Iconium
(Konya)
(Acts
14:1-7)
In the central
plateau of the Lycaonian District, Iconium was a city set amidst a very large
fertile plain that stretched to the north and east. Well watered and surrounded
by an unusually productive and stoneless alluvial soil, the farms of the region
are still some of modern Turkey’s finest for grains, orchards of plums and
apricots. Ramsey noted that the historian Strabo was struck by the difference
between the barren fields of the Lycaonian plains, and the lush area around
Iconium.
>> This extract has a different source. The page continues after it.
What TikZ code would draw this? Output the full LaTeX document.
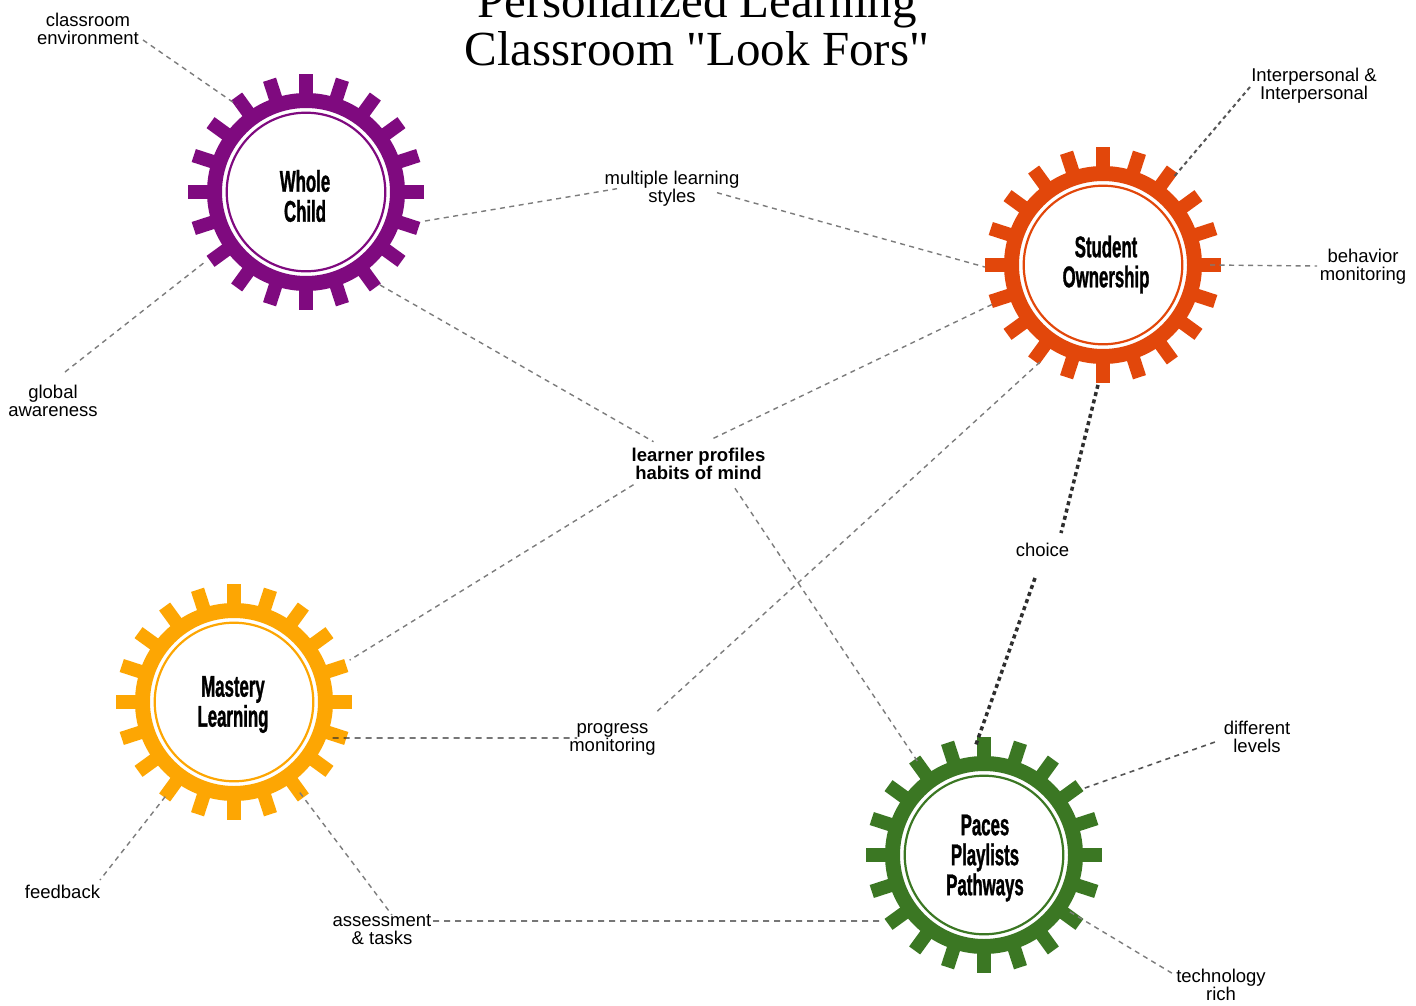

He concluded that the intelligent use of irrigation probably made the
difference, since they were both subject to similar weather patterns.
The actual
founding of the city is uncertain, but it is clear that the city was proud of
its Greek heritage. By 25 BCE, Iconium was brought under the Roman province of
Galatia. Holding on to their Greek heritage, Dr. Luke assigns the name
“Hellenes” to this people in his writing.
The city was
connected by a roadway to Pisidian Antioch some eighty miles to the northwest
and had good lines of trade and communication. It was a Greek minded community
with a significant but not dominant Jewish community. As a more democratic and
Greek metropolis, resistance against Paul and Barnabas was not swift and
decisive as in places with dominant leadership structures. In this city some of
this community stirred up mobs against Paul’s message, but Paul was evidently
able to manage the unrest for a period. The team remained in place, and saw
considerable success in their preaching. After a spell of success, another mob
began to stir. Unlike Pisidian Antioch, where the aristocrats expelled Paul and
his companion, the mob of the Hellenes was stirred and eventually threatened to
stone them. Barnabas and Paul fled the city south to Lystra and Derbe.
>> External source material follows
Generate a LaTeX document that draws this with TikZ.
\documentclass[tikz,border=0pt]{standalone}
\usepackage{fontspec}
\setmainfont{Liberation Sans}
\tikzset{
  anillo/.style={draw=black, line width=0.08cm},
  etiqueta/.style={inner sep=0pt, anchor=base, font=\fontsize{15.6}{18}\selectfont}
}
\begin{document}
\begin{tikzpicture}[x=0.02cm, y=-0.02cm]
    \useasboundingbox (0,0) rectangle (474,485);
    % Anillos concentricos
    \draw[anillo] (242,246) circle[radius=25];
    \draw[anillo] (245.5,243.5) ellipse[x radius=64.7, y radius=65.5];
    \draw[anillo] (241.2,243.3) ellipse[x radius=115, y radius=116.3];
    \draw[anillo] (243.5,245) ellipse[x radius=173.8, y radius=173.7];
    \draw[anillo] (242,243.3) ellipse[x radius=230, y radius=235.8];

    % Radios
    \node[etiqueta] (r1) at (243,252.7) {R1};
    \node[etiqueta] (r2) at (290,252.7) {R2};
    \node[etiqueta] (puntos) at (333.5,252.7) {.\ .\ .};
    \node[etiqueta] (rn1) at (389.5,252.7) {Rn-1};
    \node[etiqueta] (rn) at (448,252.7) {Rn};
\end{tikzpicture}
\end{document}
In addition to Paul’s first visit to Iconium, he returned on the Second Journey and possibly on the third (Acts 16:1-4; 18:23). Certain of the Jewish community followed Paul from Iconium and harassed him again in Lystra, pushing the crowd to stone him (Acts 14:19). Paul recalls the problems he had in Galatia in his late writings (2 Tim. 3:11). Paul’s concerns over the perversion to the Gospel message were directed at this and the surrounding communities in the Epistle to the Galatians. In addition, Peter’s first Epistle was likely written to this city, along with Lystra, Derbe and Antioch of Pisidia (1 Pet. 1:1).